▶ **Collected material**:
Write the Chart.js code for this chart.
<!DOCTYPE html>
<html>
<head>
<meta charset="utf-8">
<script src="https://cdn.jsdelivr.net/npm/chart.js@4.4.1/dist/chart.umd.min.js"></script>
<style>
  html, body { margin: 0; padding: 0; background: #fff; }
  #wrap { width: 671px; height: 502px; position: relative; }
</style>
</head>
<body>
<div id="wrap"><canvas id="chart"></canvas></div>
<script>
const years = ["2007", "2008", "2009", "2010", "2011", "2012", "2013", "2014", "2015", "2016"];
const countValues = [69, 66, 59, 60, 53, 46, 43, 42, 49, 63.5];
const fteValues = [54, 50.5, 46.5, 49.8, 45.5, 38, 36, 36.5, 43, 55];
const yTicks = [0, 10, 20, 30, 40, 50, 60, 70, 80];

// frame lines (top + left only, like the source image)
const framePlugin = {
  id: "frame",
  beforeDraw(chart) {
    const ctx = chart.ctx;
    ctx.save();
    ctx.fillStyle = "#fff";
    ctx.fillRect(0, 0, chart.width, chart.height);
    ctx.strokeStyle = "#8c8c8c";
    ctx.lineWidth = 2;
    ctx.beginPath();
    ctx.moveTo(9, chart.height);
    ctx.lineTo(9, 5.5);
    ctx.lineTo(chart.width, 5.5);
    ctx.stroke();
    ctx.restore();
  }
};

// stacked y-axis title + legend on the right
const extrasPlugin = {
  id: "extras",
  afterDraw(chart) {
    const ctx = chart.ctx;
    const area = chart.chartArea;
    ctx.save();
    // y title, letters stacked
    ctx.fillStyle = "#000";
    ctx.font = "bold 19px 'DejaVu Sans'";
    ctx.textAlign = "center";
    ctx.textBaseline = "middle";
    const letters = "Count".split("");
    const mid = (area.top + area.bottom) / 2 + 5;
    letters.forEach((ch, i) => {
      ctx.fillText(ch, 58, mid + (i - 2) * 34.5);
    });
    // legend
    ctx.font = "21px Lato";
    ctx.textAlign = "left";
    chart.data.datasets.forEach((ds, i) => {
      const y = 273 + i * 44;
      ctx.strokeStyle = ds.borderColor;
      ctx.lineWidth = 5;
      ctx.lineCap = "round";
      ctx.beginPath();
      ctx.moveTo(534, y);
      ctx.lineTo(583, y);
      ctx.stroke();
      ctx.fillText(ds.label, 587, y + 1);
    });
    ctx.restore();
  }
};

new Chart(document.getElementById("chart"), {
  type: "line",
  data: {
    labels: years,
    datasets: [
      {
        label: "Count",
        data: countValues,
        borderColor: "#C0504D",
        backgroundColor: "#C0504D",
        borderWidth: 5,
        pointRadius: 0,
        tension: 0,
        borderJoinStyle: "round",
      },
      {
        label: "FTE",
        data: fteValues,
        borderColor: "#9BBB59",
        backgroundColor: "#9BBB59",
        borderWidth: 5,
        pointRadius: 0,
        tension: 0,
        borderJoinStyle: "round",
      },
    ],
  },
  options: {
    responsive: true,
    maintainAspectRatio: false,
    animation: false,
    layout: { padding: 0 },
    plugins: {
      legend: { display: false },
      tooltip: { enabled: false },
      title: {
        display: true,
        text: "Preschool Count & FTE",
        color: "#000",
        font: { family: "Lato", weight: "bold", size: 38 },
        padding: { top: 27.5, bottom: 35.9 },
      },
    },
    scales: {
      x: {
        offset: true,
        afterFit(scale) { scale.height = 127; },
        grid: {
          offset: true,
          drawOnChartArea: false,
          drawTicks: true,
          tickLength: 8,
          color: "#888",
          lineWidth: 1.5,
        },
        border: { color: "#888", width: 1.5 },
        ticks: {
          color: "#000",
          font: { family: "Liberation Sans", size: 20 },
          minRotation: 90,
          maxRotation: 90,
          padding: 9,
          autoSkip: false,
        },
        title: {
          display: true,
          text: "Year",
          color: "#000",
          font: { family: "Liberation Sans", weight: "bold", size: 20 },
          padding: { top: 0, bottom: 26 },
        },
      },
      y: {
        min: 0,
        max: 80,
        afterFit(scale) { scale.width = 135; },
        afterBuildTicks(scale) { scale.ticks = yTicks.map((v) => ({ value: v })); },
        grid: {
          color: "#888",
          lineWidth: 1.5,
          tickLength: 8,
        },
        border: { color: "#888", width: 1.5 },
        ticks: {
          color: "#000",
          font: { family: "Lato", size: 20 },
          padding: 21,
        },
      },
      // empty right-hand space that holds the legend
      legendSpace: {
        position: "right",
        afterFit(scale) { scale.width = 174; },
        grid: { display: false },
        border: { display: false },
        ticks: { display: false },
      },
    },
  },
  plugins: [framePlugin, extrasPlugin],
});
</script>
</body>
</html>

▶ **Request**: Hand back the material above in full, exactly as written.

▶ **Solution below**:
Write the Chart.js code for this chart.
<!DOCTYPE html>
<html>
<head>
<meta charset="utf-8">
<script src="https://cdn.jsdelivr.net/npm/chart.js@4.4.1/dist/chart.umd.min.js"></script>
<style>
  html, body { margin: 0; padding: 0; background: #fff; }
  #wrap { width: 671px; height: 502px; position: relative; }
</style>
</head>
<body>
<div id="wrap"><canvas id="chart"></canvas></div>
<script>
const years = ["2007", "2008", "2009", "2010", "2011", "2012", "2013", "2014", "2015", "2016"];
const countValues = [69, 66, 59, 60, 53, 46, 43, 42, 49, 63.5];
const fteValues = [54, 50.5, 46.5, 49.8, 45.5, 38, 36, 36.5, 43, 55];
const yTicks = [0, 10, 20, 30, 40, 50, 60, 70, 80];

// frame lines (top + left only, like the source image)
const framePlugin = {
  id: "frame",
  beforeDraw(chart) {
    const ctx = chart.ctx;
    ctx.save();
    ctx.fillStyle = "#fff";
    ctx.fillRect(0, 0, chart.width, chart.height);
    ctx.strokeStyle = "#8c8c8c";
    ctx.lineWidth = 2;
    ctx.beginPath();
    ctx.moveTo(9, chart.height);
    ctx.lineTo(9, 5.5);
    ctx.lineTo(chart.width, 5.5);
    ctx.stroke();
    ctx.restore();
  }
};

// stacked y-axis title + legend on the right
const extrasPlugin = {
  id: "extras",
  afterDraw(chart) {
    const ctx = chart.ctx;
    const area = chart.chartArea;
    ctx.save();
    // y title, letters stacked
    ctx.fillStyle = "#000";
    ctx.font = "bold 19px 'DejaVu Sans'";
    ctx.textAlign = "center";
    ctx.textBaseline = "middle";
    const letters = "Count".split("");
    const mid = (area.top + area.bottom) / 2 + 5;
    letters.forEach((ch, i) => {
      ctx.fillText(ch, 58, mid + (i - 2) * 34.5);
    });
    // legend
    ctx.font = "21px Lato";
    ctx.textAlign = "left";
    chart.data.datasets.forEach((ds, i) => {
      const y = 273 + i * 44;
      ctx.strokeStyle = ds.borderColor;
      ctx.lineWidth = 5;
      ctx.lineCap = "round";
      ctx.beginPath();
      ctx.moveTo(534, y);
      ctx.lineTo(583, y);
      ctx.stroke();
      ctx.fillText(ds.label, 587, y + 1);
    });
    ctx.restore();
  }
};

new Chart(document.getElementById("chart"), {
  type: "line",
  data: {
    labels: years,
    datasets: [
      {
        label: "Count",
        data: countValues,
        borderColor: "#C0504D",
        backgroundColor: "#C0504D",
        borderWidth: 5,
        pointRadius: 0,
        tension: 0,
        borderJoinStyle: "round",
      },
      {
        label: "FTE",
        data: fteValues,
        borderColor: "#9BBB59",
        backgroundColor: "#9BBB59",
        borderWidth: 5,
        pointRadius: 0,
        tension: 0,
        borderJoinStyle: "round",
      },
    ],
  },
  options: {
    responsive: true,
    maintainAspectRatio: false,
    animation: false,
    layout: { padding: 0 },
    plugins: {
      legend: { display: false },
      tooltip: { enabled: false },
      title: {
        display: true,
        text: "Preschool Count & FTE",
        color: "#000",
        font: { family: "Lato", weight: "bold", size: 38 },
        padding: { top: 27.5, bottom: 35.9 },
      },
    },
    scales: {
      x: {
        offset: true,
        afterFit(scale) { scale.height = 127; },
        grid: {
          offset: true,
          drawOnChartArea: false,
          drawTicks: true,
          tickLength: 8,
          color: "#888",
          lineWidth: 1.5,
        },
        border: { color: "#888", width: 1.5 },
        ticks: {
          color: "#000",
          font: { family: "Liberation Sans", size: 20 },
          minRotation: 90,
          maxRotation: 90,
          padding: 9,
          autoSkip: false,
        },
        title: {
          display: true,
          text: "Year",
          color: "#000",
          font: { family: "Liberation Sans", weight: "bold", size: 20 },
          padding: { top: 0, bottom: 26 },
        },
      },
      y: {
        min: 0,
        max: 80,
        afterFit(scale) { scale.width = 135; },
        afterBuildTicks(scale) { scale.ticks = yTicks.map((v) => ({ value: v })); },
        grid: {
          color: "#888",
          lineWidth: 1.5,
          tickLength: 8,
        },
        border: { color: "#888", width: 1.5 },
        ticks: {
          color: "#000",
          font: { family: "Lato", size: 20 },
          padding: 21,
        },
      },
      // empty right-hand space that holds the legend
      legendSpace: {
        position: "right",
        afterFit(scale) { scale.width = 174; },
        grid: { display: false },
        border: { display: false },
        ticks: { display: false },
      },
    },
  },
  plugins: [framePlugin, extrasPlugin],
});
</script>
</body>
</html>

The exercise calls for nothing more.